I would like to know what would be your preferred construction to achieve compile time assertions on constants. My first effort interferes a bit with dead code analysis.

struct Check<const COND: bool>;
impl Check<true> {const OK: () = ();}

macro_rules! static_assert {
    ($cond:expr) => {
        #[allow(dead_code)]
        const _: () = Check::<{$cond}>::OK;
    }
}

const fn is_sorted(a: &[i32]) -> bool {
    let mut i = 1;
    while i < a.len() {
        if a[i-1] >= a[i] {return false;}
        i += 1;
    }
    true
}

const A: [i32; 4] = [1, 2, 3, 4];

static_assert!(is_sorted(&A));

fn main() {
}
1 Like

There's a popular crate that does it. They also disable some lints.
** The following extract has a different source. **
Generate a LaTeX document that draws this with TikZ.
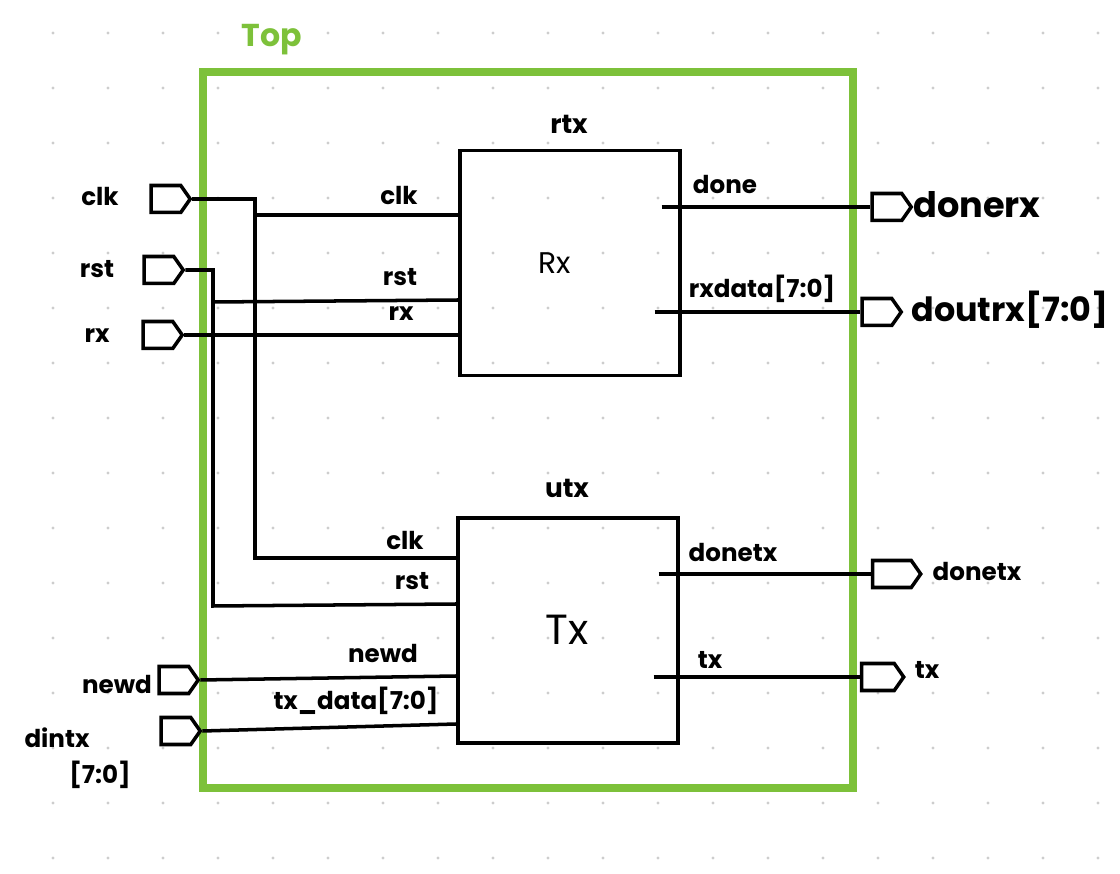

I wouldn't say I have a preferred construction, but this one causes no dead code lints (or name hazards):

macro_rules! static_assert {
    ($assertion:expr) => {
       const _: u8 = 0 / $assertion as u8;
    }
}

(Technically when it fails it triggers a lint, but the plan is to make it a hard error.)

A slight enhancement:

macro_rules! const_assert {
    ($cond:expr) => {
        #[allow(dead_code)]
        const _: () = {
            struct Bool<const COND: bool>;
            const _: Bool<true> = Bool::<{$cond}>;
        };
    }
}

It bothers me a little that const _ behaves differently than let _ regarding dead_code.